● **Stated exercise**:
Go through the data below and copy it exactly, skipping every picture.

------------

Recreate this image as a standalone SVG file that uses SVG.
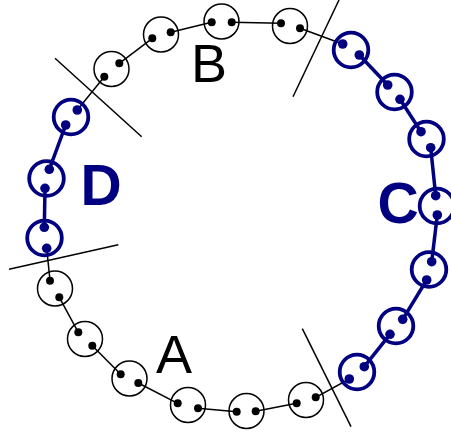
<svg xmlns="http://www.w3.org/2000/svg" width="451" height="436" viewBox="0 0 451 436">
<style>
.bk{fill:none;stroke:#000;stroke-width:1.5}
.bl{fill:none;stroke:#000080;stroke-width:3.8}
.dk{fill:#000}
.db{fill:#000080}
.cb{stroke:#000;stroke-width:1.5;fill:none}
.cl{stroke:#000080;stroke-width:3.5;fill:none}
.sep{stroke:#000;stroke-width:1.5}
.lab{font-family:"Liberation Sans",Arial,sans-serif;font-size:54px;fill:#000;text-anchor:middle}
.labb{font-family:"Liberation Sans",Arial,sans-serif;font-size:57px;font-weight:bold;fill:#000080;text-anchor:middle}
</style>
<rect width="451" height="436" fill="#fff"/>
<g id="connectors">
<line class="cb" x1="59.3" y1="297.3" x2="78.3" y2="332.3"/>
<line class="cb" x1="92.3" y1="345.7" x2="120.7" y2="374.3"/>
<line class="cb" x1="138.3" y1="383" x2="177.7" y2="403.3"/>
<line class="cb" x1="198" y1="408.3" x2="236.7" y2="411.7"/>
<line class="cb" x1="255.7" y1="411.3" x2="296.7" y2="403.3"/>
<line class="cb" x1="315.7" y1="397.3" x2="349.3" y2="379"/>
<line class="cl" x1="364.3" y1="366.7" x2="390" y2="334.3"/>
<line class="cl" x1="402.7" y1="319.3" x2="426.7" y2="280"/>
<line class="cl" x1="431.7" y1="261.7" x2="437.3" y2="215"/>
<line class="cl" x1="435.7" y1="195.7" x2="430.7" y2="147.7"/>
<line class="cl" x1="421" y1="131.7" x2="400" y2="99.3"/>
<line class="cl" x1="387.7" y1="85" x2="359.3" y2="55"/>
<line class="cb" x1="342.7" y1="44" x2="300" y2="28.3"/>
<line class="cb" x1="281" y1="23.3" x2="231.7" y2="22.3"/>
<line class="cb" x1="211.7" y1="22.3" x2="170.7" y2="32.3"/>
<line class="cb" x1="152.3" y1="38.3" x2="119.3" y2="63.3"/>
<line class="cb" x1="104.3" y1="76.7" x2="77.3" y2="110"/>
<line class="cl" x1="65.7" y1="125" x2="49.3" y2="169.3"/>
<line class="cl" x1="45" y1="188.3" x2="44.3" y2="227.3"/>
<line class="cb" x1="46.7" y1="248.3" x2="50" y2="280.7"/>
</g>
<g id="separators">
<line class="sep" x1="339" y1="0" x2="293" y2="96.7"/>
<line class="sep" x1="55" y1="58.3" x2="141.7" y2="136.7"/>
<line class="sep" x1="9" y1="269.3" x2="118.3" y2="244.7"/>
<line class="sep" x1="302.3" y1="328.7" x2="351" y2="426.7"/>
</g>
<g id="bead1"><circle class="bk" cx="55" cy="288.5" r="17.5"/><circle class="dk" cx="50" cy="280.7" r="4"/><circle class="dk" cx="59.3" cy="297.3" r="4"/></g>
<g id="bead2"><circle class="bk" cx="85" cy="339" r="17.5"/><circle class="dk" cx="78.3" cy="332.3" r="4"/><circle class="dk" cx="92.3" cy="345.7" r="4"/></g>
<g id="bead3"><circle class="bk" cx="129.5" cy="378.5" r="17.5"/><circle class="dk" cx="120.7" cy="374.3" r="4"/><circle class="dk" cx="138.3" cy="383" r="4"/></g>
<g id="bead4"><circle class="bk" cx="188" cy="405" r="17.5"/><circle class="dk" cx="177.7" cy="403.3" r="4"/><circle class="dk" cx="198" cy="408.3" r="4"/></g>
<g id="bead5"><circle class="bk" cx="246.5" cy="411" r="17.5"/><circle class="dk" cx="236.7" cy="411.7" r="4"/><circle class="dk" cx="255.7" cy="411.3" r="4"/></g>
<g id="bead6"><circle class="bk" cx="306" cy="400" r="17.5"/><circle class="dk" cx="296.7" cy="403.3" r="4"/><circle class="dk" cx="315.7" cy="397.3" r="4"/></g>
<g id="bead7"><circle class="bl" cx="357" cy="372" r="17.3"/><circle class="db" cx="349.3" cy="379" r="4.8"/><circle class="db" cx="364.3" cy="366.7" r="4.8"/></g>
<g id="bead8"><circle class="bl" cx="396" cy="326" r="17.3"/><circle class="db" cx="390" cy="334.3" r="4.8"/><circle class="db" cx="402.7" cy="319.3" r="4.8"/></g>
<g id="bead9"><circle class="bl" cx="429" cy="269.5" r="17.3"/><circle class="db" cx="426.7" cy="280" r="4.8"/><circle class="db" cx="431.7" cy="261.7" r="4.8"/></g>
<g id="bead10"><circle class="bl" cx="437" cy="206" r="17.3"/><circle class="db" cx="437.3" cy="215" r="4.8"/><circle class="db" cx="435.7" cy="195.7" r="4.8"/></g>
<g id="bead11"><circle class="bl" cx="426.5" cy="139" r="17.3"/><circle class="db" cx="430.7" cy="147.7" r="4.8"/><circle class="db" cx="421" cy="131.7" r="4.8"/></g>
<g id="bead12"><circle class="bl" cx="394.5" cy="92" r="17.3"/><circle class="db" cx="400" cy="99.3" r="4.8"/><circle class="db" cx="387.7" cy="85" r="4.8"/></g>
<g id="bead13"><circle class="bl" cx="351" cy="50" r="17.3"/><circle class="db" cx="359.3" cy="55" r="4.8"/><circle class="db" cx="342.7" cy="44" r="4.8"/></g>
<g id="bead14"><circle class="bk" cx="290" cy="26" r="17.5"/><circle class="dk" cx="300" cy="28.3" r="4"/><circle class="dk" cx="281" cy="23.3" r="4"/></g>
<g id="bead15"><circle class="bk" cx="221.5" cy="21.5" r="17.5"/><circle class="dk" cx="231.7" cy="22.3" r="4"/><circle class="dk" cx="211.7" cy="22.3" r="4"/></g>
<g id="bead16"><circle class="bk" cx="161" cy="34.5" r="17.5"/><circle class="dk" cx="170.7" cy="32.3" r="4"/><circle class="dk" cx="152.3" cy="38.3" r="4"/></g>
<g id="bead17"><circle class="bk" cx="111.5" cy="69" r="17.5"/><circle class="dk" cx="119.3" cy="63.3" r="4"/><circle class="dk" cx="104.3" cy="76.7" r="4"/></g>
<g id="bead18"><circle class="bl" cx="71" cy="117" r="17.3"/><circle class="db" cx="77.3" cy="110" r="4.8"/><circle class="db" cx="65.7" cy="125" r="4.8"/></g>
<g id="bead19"><circle class="bl" cx="46.5" cy="178.5" r="17.3"/><circle class="db" cx="49.3" cy="169.3" r="4.8"/><circle class="db" cx="45" cy="188.3" r="4.8"/></g>
<g id="bead20"><circle class="bl" cx="44.5" cy="238" r="17.3"/><circle class="db" cx="44.3" cy="227.3" r="4.8"/><circle class="db" cx="46.7" cy="248.3" r="4.8"/></g>
<g id="labels">
<text class="lab" x="174" y="373">A</text>
<text class="lab" x="209" y="82">B</text>
<text class="labb" x="398" y="223">C</text>
<text class="labb" x="101" y="205">D</text>
</g>
</svg>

------------

● **Exercise result**:
Recreate this image as a standalone SVG file that uses SVG.
<svg xmlns="http://www.w3.org/2000/svg" width="451" height="436" viewBox="0 0 451 436">
<style>
.bk{fill:none;stroke:#000;stroke-width:1.5}
.bl{fill:none;stroke:#000080;stroke-width:3.8}
.dk{fill:#000}
.db{fill:#000080}
.cb{stroke:#000;stroke-width:1.5;fill:none}
.cl{stroke:#000080;stroke-width:3.5;fill:none}
.sep{stroke:#000;stroke-width:1.5}
.lab{font-family:"Liberation Sans",Arial,sans-serif;font-size:54px;fill:#000;text-anchor:middle}
.labb{font-family:"Liberation Sans",Arial,sans-serif;font-size:57px;font-weight:bold;fill:#000080;text-anchor:middle}
</style>
<rect width="451" height="436" fill="#fff"/>
<g id="connectors">
<line class="cb" x1="59.3" y1="297.3" x2="78.3" y2="332.3"/>
<line class="cb" x1="92.3" y1="345.7" x2="120.7" y2="374.3"/>
<line class="cb" x1="138.3" y1="383" x2="177.7" y2="403.3"/>
<line class="cb" x1="198" y1="408.3" x2="236.7" y2="411.7"/>
<line class="cb" x1="255.7" y1="411.3" x2="296.7" y2="403.3"/>
<line class="cb" x1="315.7" y1="397.3" x2="349.3" y2="379"/>
<line class="cl" x1="364.3" y1="366.7" x2="390" y2="334.3"/>
<line class="cl" x1="402.7" y1="319.3" x2="426.7" y2="280"/>
<line class="cl" x1="431.7" y1="261.7" x2="437.3" y2="215"/>
<line class="cl" x1="435.7" y1="195.7" x2="430.7" y2="147.7"/>
<line class="cl" x1="421" y1="131.7" x2="400" y2="99.3"/>
<line class="cl" x1="387.7" y1="85" x2="359.3" y2="55"/>
<line class="cb" x1="342.7" y1="44" x2="300" y2="28.3"/>
<line class="cb" x1="281" y1="23.3" x2="231.7" y2="22.3"/>
<line class="cb" x1="211.7" y1="22.3" x2="170.7" y2="32.3"/>
<line class="cb" x1="152.3" y1="38.3" x2="119.3" y2="63.3"/>
<line class="cb" x1="104.3" y1="76.7" x2="77.3" y2="110"/>
<line class="cl" x1="65.7" y1="125" x2="49.3" y2="169.3"/>
<line class="cl" x1="45" y1="188.3" x2="44.3" y2="227.3"/>
<line class="cb" x1="46.7" y1="248.3" x2="50" y2="280.7"/>
</g>
<g id="separators">
<line class="sep" x1="339" y1="0" x2="293" y2="96.7"/>
<line class="sep" x1="55" y1="58.3" x2="141.7" y2="136.7"/>
<line class="sep" x1="9" y1="269.3" x2="118.3" y2="244.7"/>
<line class="sep" x1="302.3" y1="328.7" x2="351" y2="426.7"/>
</g>
<g id="bead1"><circle class="bk" cx="55" cy="288.5" r="17.5"/><circle class="dk" cx="50" cy="280.7" r="4"/><circle class="dk" cx="59.3" cy="297.3" r="4"/></g>
<g id="bead2"><circle class="bk" cx="85" cy="339" r="17.5"/><circle class="dk" cx="78.3" cy="332.3" r="4"/><circle class="dk" cx="92.3" cy="345.7" r="4"/></g>
<g id="bead3"><circle class="bk" cx="129.5" cy="378.5" r="17.5"/><circle class="dk" cx="120.7" cy="374.3" r="4"/><circle class="dk" cx="138.3" cy="383" r="4"/></g>
<g id="bead4"><circle class="bk" cx="188" cy="405" r="17.5"/><circle class="dk" cx="177.7" cy="403.3" r="4"/><circle class="dk" cx="198" cy="408.3" r="4"/></g>
<g id="bead5"><circle class="bk" cx="246.5" cy="411" r="17.5"/><circle class="dk" cx="236.7" cy="411.7" r="4"/><circle class="dk" cx="255.7" cy="411.3" r="4"/></g>
<g id="bead6"><circle class="bk" cx="306" cy="400" r="17.5"/><circle class="dk" cx="296.7" cy="403.3" r="4"/><circle class="dk" cx="315.7" cy="397.3" r="4"/></g>
<g id="bead7"><circle class="bl" cx="357" cy="372" r="17.3"/><circle class="db" cx="349.3" cy="379" r="4.8"/><circle class="db" cx="364.3" cy="366.7" r="4.8"/></g>
<g id="bead8"><circle class="bl" cx="396" cy="326" r="17.3"/><circle class="db" cx="390" cy="334.3" r="4.8"/><circle class="db" cx="402.7" cy="319.3" r="4.8"/></g>
<g id="bead9"><circle class="bl" cx="429" cy="269.5" r="17.3"/><circle class="db" cx="426.7" cy="280" r="4.8"/><circle class="db" cx="431.7" cy="261.7" r="4.8"/></g>
<g id="bead10"><circle class="bl" cx="437" cy="206" r="17.3"/><circle class="db" cx="437.3" cy="215" r="4.8"/><circle class="db" cx="435.7" cy="195.7" r="4.8"/></g>
<g id="bead11"><circle class="bl" cx="426.5" cy="139" r="17.3"/><circle class="db" cx="430.7" cy="147.7" r="4.8"/><circle class="db" cx="421" cy="131.7" r="4.8"/></g>
<g id="bead12"><circle class="bl" cx="394.5" cy="92" r="17.3"/><circle class="db" cx="400" cy="99.3" r="4.8"/><circle class="db" cx="387.7" cy="85" r="4.8"/></g>
<g id="bead13"><circle class="bl" cx="351" cy="50" r="17.3"/><circle class="db" cx="359.3" cy="55" r="4.8"/><circle class="db" cx="342.7" cy="44" r="4.8"/></g>
<g id="bead14"><circle class="bk" cx="290" cy="26" r="17.5"/><circle class="dk" cx="300" cy="28.3" r="4"/><circle class="dk" cx="281" cy="23.3" r="4"/></g>
<g id="bead15"><circle class="bk" cx="221.5" cy="21.5" r="17.5"/><circle class="dk" cx="231.7" cy="22.3" r="4"/><circle class="dk" cx="211.7" cy="22.3" r="4"/></g>
<g id="bead16"><circle class="bk" cx="161" cy="34.5" r="17.5"/><circle class="dk" cx="170.7" cy="32.3" r="4"/><circle class="dk" cx="152.3" cy="38.3" r="4"/></g>
<g id="bead17"><circle class="bk" cx="111.5" cy="69" r="17.5"/><circle class="dk" cx="119.3" cy="63.3" r="4"/><circle class="dk" cx="104.3" cy="76.7" r="4"/></g>
<g id="bead18"><circle class="bl" cx="71" cy="117" r="17.3"/><circle class="db" cx="77.3" cy="110" r="4.8"/><circle class="db" cx="65.7" cy="125" r="4.8"/></g>
<g id="bead19"><circle class="bl" cx="46.5" cy="178.5" r="17.3"/><circle class="db" cx="49.3" cy="169.3" r="4.8"/><circle class="db" cx="45" cy="188.3" r="4.8"/></g>
<g id="bead20"><circle class="bl" cx="44.5" cy="238" r="17.3"/><circle class="db" cx="44.3" cy="227.3" r="4.8"/><circle class="db" cx="46.7" cy="248.3" r="4.8"/></g>
<g id="labels">
<text class="lab" x="174" y="373">A</text>
<text class="lab" x="209" y="82">B</text>
<text class="labb" x="398" y="223">C</text>
<text class="labb" x="101" y="205">D</text>
</g>
</svg>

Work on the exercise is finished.